Jennifer Lawrence talks 'Silver Linings' and her career so far

To state the obvious: Jennifer Lawrence is very beautiful.

After that, the two things you notice about her right away are her great laugh and her zero b------- level.

Lawrence and Bradley Cooper co-star in Silver Linings Playbook, a story about two people struggling with life who meet and fall in love. The movie will be another success story for Lawrence, who, at 22, has already starred in The Hunger Games, Winter's Bone and X-Men: First Class.

Silver Linings Playbook has a big cast that includes Robert De Niro, Julia Stiles, Australian actress Jacki Weaver, Chris Tucker and famed Indian actor Anupam Kher. We met up with Lawrence when she attended TIFF to promote Silver Linings Playbook, and asked her five questions:

What was it like to work with someone of Robert De Niro's status?

It's nerve-wracking, and you're well aware that no 21-year-old should be working with Robert De Niro -- that's just an insane concept. Then I met him, and he's so nice and friendly, such a giving actor and he gives it all. He's just a great guy. But there was never one moment when I forgot that he was Robert De Niro.

You were only 14 when you tackled acting in earnest. How did you know so young what you wanted?

It was weird. I just knew it was what I was made for, what I needed, what I wanted and what I was meant to do with my life. And I didn't want to let it go ... I'm so lucky. People are always asking me if I'm pinching myself because of the success of the Hunger Games, but honestly, my friends my age are just now coming out of college and they're not sure what they want to do, and I've been blessed to simply know what I want to do for so long.

Has it been difficult to handle success -- so much, so fast?
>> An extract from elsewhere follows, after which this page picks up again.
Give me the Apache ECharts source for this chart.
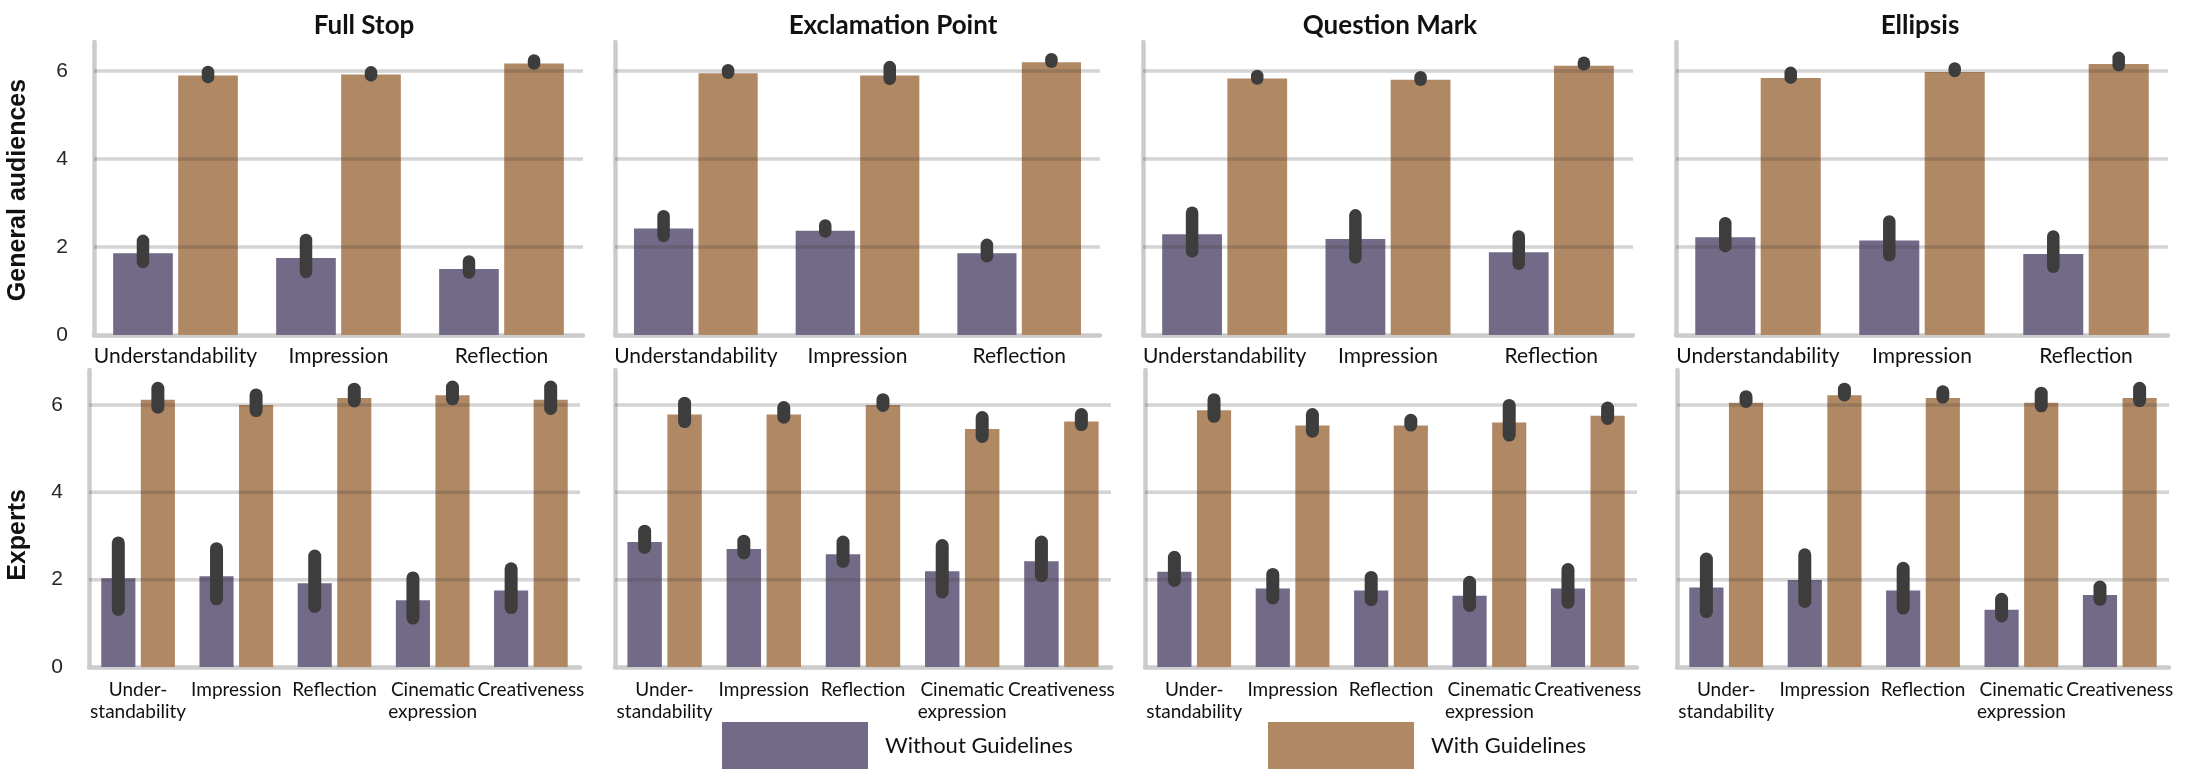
<!DOCTYPE html>
<html>
<head>
<meta charset="utf-8">
<title>Punctuation guidelines ratings</title>
<script src="https://cdn.jsdelivr.net/npm/echarts@6/dist/echarts.min.js"></script>
<style>
  html, body { margin: 0; padding: 0; background: #fff; }
  #chart { width: 2190px; height: 776px; }
</style>
</head>
<body>
<div id="chart"></div>
<script>
/*----------------------------- data --------------------*/
var marks = ['Full Stop', 'Exclamation Point', 'Question Mark', 'Ellipsis'];
var gaAspects = ['Understandability', 'Impression', 'Reflection'];
var exAspects = ['Under-\nstandability', 'Impression', 'Reflection', 'Cinematic\nexpression', 'Creativeness'];
var yTicks = [0, 2, 4, 6];
var hues = ['Without Guidelines', 'With Guidelines'];

// general audiences, one row per mark
var gaWithout = [[1.86, 1.75, 1.50], [2.42, 2.37, 1.86], [2.29, 2.18, 1.88], [2.22, 2.15, 1.84]];
var gaWithoutLow = [[1.66, 1.43, 1.42], [2.25, 2.35, 1.79], [1.90, 1.76, 1.62], [2.02, 1.81, 1.55]];
var gaWithoutHigh = [[2.14, 2.16, 1.67], [2.70, 2.49, 2.05], [2.78, 2.72, 2.24], [2.54, 2.58, 2.24]];
var gaWith = [[5.90, 5.92, 6.17], [5.95, 5.90, 6.20], [5.83, 5.80, 6.12], [5.84, 5.98, 6.16]];
var gaWithLow = [[5.86, 5.90, 6.17], [5.96, 5.82, 6.21], [5.83, 5.80, 6.15], [5.85, 6.00, 6.13]];
var gaWithHigh = [[5.98, 5.97, 6.24], [6.02, 6.09, 6.27], [5.89, 5.86, 6.19], [5.96, 6.06, 6.30]];

// experts, one row per mark
var exWithout = [[2.03, 2.08, 1.92, 1.53, 1.75], [2.86, 2.70, 2.58, 2.19, 2.42], [2.18, 1.80, 1.75, 1.63, 1.80], [1.82, 1.99, 1.75, 1.31, 1.65]];
var exWithoutLow = [[1.32, 1.56, 1.39, 1.12, 1.36], [2.74, 2.61, 2.42, 1.72, 2.09], [1.98, 1.58, 1.54, 1.41, 1.48], [1.27, 1.50, 1.35, 1.17, 1.55]];
var exWithoutHigh = [[2.84, 2.71, 2.54, 2.04, 2.25], [3.11, 2.88, 2.86, 2.78, 2.86], [2.51, 2.12, 2.05, 1.94, 2.23], [2.47, 2.57, 2.26, 1.55, 1.83]];
var exWith = [[6.12, 6.00, 6.16, 6.22, 6.12], [5.78, 5.78, 6.00, 5.45, 5.62], [5.88, 5.53, 5.53, 5.60, 5.75], [6.05, 6.22, 6.16, 6.05, 6.16]];
var exWithLow = [[5.95, 5.87, 6.09, 6.14, 5.92], [5.62, 5.72, 5.99, 5.28, 5.55], [5.74, 5.40, 5.54, 5.31, 5.69], [6.08, 6.23, 6.18, 5.98, 6.10]];
var exWithHigh = [[6.38, 6.23, 6.36, 6.41, 6.41], [6.04, 5.94, 6.12, 5.71, 5.78], [6.12, 5.78, 5.65, 5.99, 5.93], [6.19, 6.36, 6.30, 6.27, 6.38]];

/*----------------------------- layout --------------------*/
var purple = '#736a87';
var brown = '#b08864';
var axisGrey = '#cccccc';
var labelFont = 'Lato, "Open Sans", sans-serif';

var rows = [
  { top: 42, height: 293, max: 6.66, lefts: [94, 615, 1143, 1676], widths: [489, 485, 490, 492],
    barGap: 0.09, catGap: 0.235, errWidth: 12.5, fontSize: 21, margin: 10 },
  { top: 370, height: 297, max: 6.80, lefts: [89, 615, 1145, 1677], widths: [491, 496, 492, 492],
    barGap: 0.16, catGap: 0.25, errWidth: 13, fontSize: 19, margin: 12 }
];

var grids = [], xAxes = [], yAxes = [], series = [];

// error bar drawn over the dodged bar (hue 0 left, hue 1 right)
function errorBar(gap, catGap, lw) {
  return function (params, api) {
    var cat = api.value(0), hue = api.value(3);
    var band = api.size([1, 0])[0];
    var total = band * (1 - catGap);
    var w = total / (2 + gap);
    var off = -total / 2 + hue * w * (1 + gap) + w / 2;
    var p1 = api.coord([cat, api.value(1)]);
    var p2 = api.coord([cat, api.value(2)]);
    return {
      type: 'line',
      shape: { x1: p1[0] + off, y1: p1[1], x2: p2[0] + off, y2: p2[1] },
      style: { stroke: '#3d3d3d', lineWidth: lw, lineCap: 'round' }
    };
  };
}

// horizontal grid line, drawn above the bars
function gridLine(params, api) {
  var cs = params.coordSys;
  var y = api.coord([0, api.value(1)])[1];
  return {
    type: 'line',
    shape: { x1: cs.x, y1: y, x2: cs.x + cs.width, y2: y },
    style: { stroke: 'rgba(60,60,60,0.22)', lineWidth: 3.5 }
  };
}

function addPanel(r, c, cats, wo, woLo, woHi, wi, wiLo, wiHi) {
  var row = rows[r];
  var idx = grids.length;
  grids.push({ left: row.lefts[c], top: row.top, width: row.widths[c], height: row.height });
  xAxes.push({
    type: 'category', gridIndex: idx, data: cats,
    axisLine: { lineStyle: { color: axisGrey, width: 4.5 } },
    axisTick: { show: false },
    axisLabel: { interval: 0, fontFamily: labelFont, fontSize: row.fontSize, color: '#111',
      margin: row.margin, lineHeight: 22 }
  });
  yAxes.push({
    type: 'value', gridIndex: idx, min: 0, max: row.max, interval: 2,
    axisLine: { show: true, lineStyle: { color: axisGrey, width: 4.5 } },
    axisTick: { show: false },
    splitLine: { show: false },
    axisLabel: { show: c === 0, showMaxLabel: false, fontFamily: '"Liberation Sans", Arial, sans-serif',
      fontSize: 21, color: '#262626', margin: 26 }
  });
  var common = { type: 'bar', xAxisIndex: idx, yAxisIndex: idx,
    barGap: (row.barGap * 100) + '%', barCategoryGap: (row.catGap * 100) + '%' };
  series.push(Object.assign({ name: hues[0], data: wo, itemStyle: { color: purple } }, common));
  series.push(Object.assign({ name: hues[1], data: wi, itemStyle: { color: brown } }, common));

  var lines = yTicks.filter(function (t) { return t > 0; }).map(function (t) { return [0, t]; });
  series.push({ type: 'custom', xAxisIndex: idx, yAxisIndex: idx, z: 3, silent: true,
    renderItem: gridLine, encode: { x: 0, y: 1 }, data: lines });

  var errs = [];
  cats.forEach(function (cat, i) {
    errs.push([i, woLo[i], woHi[i], 0]);
    errs.push([i, wiLo[i], wiHi[i], 1]);
  });
  series.push({ type: 'custom', xAxisIndex: idx, yAxisIndex: idx, z: 4, silent: true,
    renderItem: errorBar(row.barGap, row.catGap, row.errWidth), encode: { x: 0, y: [1, 2] }, data: errs });
}

marks.forEach(function (m, c) {
  addPanel(0, c, gaAspects, gaWithout[c], gaWithoutLow[c], gaWithoutHigh[c], gaWith[c], gaWithLow[c], gaWithHigh[c]);
});
marks.forEach(function (m, c) {
  addPanel(1, c, exAspects, exWithout[c], exWithoutLow[c], exWithoutHigh[c], exWith[c], exWithLow[c], exWithHigh[c]);
});

/*----------------------------- titles --------------------*/
var titleX = [364, 893, 1390, 1920];
var graphics = marks.map(function (m, c) {
  return { type: 'text', x: titleX[c], y: 26,
    style: { text: m, fill: '#111', font: 'bold 26px ' + labelFont, align: 'center', verticalAlign: 'middle' } };
});
graphics.push({ type: 'text', x: 18, y: 190, rotation: Math.PI / 2,
  style: { text: 'General audiences', fill: '#111', font: 'bold 25px "Liberation Sans", Arial, sans-serif',
    align: 'center', verticalAlign: 'middle' } });
graphics.push({ type: 'text', x: 18, y: 535, rotation: Math.PI / 2,
  style: { text: 'Experts', fill: '#111', font: 'bold 25px "Liberation Sans", Arial, sans-serif',
    align: 'center', verticalAlign: 'middle' } });

/*----------------------------- chart --------------------*/
var legendBase = { icon: 'rect', itemWidth: 146, itemHeight: 47, top: 722, padding: 0,
  selectedMode: false, textStyle: { fontFamily: labelFont, fontSize: 22, color: '#111', padding: [0, 0, 0, 12] } };

var myChart = echarts.init(document.getElementById('chart'), null, { renderer: 'canvas' });
myChart.setOption({
  animation: false,
  backgroundColor: '#fff',
  grid: grids,
  xAxis: xAxes,
  yAxis: yAxes,
  legend: [
    Object.assign({ data: [hues[0]], left: 722 }, legendBase),
    Object.assign({ data: [hues[1]], left: 1268 }, legendBase)
  ],
  graphic: graphics,
  series: series
});
</script>
</body>
</html>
It hasn't been for me. I don't know what I'm waiting for. Everyone made it seem like, when it happens, everything his going to change, and you meet famous people and obviously, they act differently, but that's because people treat them differently. And I would meet them and I used to wonder, 'Is that what I'm going to end up like?' But nothing has actually changed for me.

Nothing?

Well, now I get followed by paparazzi, but I just change cars with my friends so they don't follow me, or now I'm looking at houses, because I love my condo, but it doesn't have a gate so I have to look into moving. It's just technical things like that. I have all the same people around me. I don't like having B.S. people around me.

Did the Hunger Games mean a change in the roles you've been offered?

I didn't really have any career expectations. I know that seems weird, but I've always been incredibly lucky, in that, the one script I read, that I fall in love with and I'm like, 'I have to make this movie!' or 'I have to work with this director!' -- I've done it.

So that was such a rare, incredibly lucky thing that's happened to me, that I wasn't pining after these imaginary roles that I thought Hunger Games would satisfy. It was actually the opposite -- I was afraid this one character would overpower the rest of my characters. But I genuinely liked the books and the movie and that character, and I wouldn't be embarrassed to be known as that character for the rest of my life. Well, obviously, not only that character.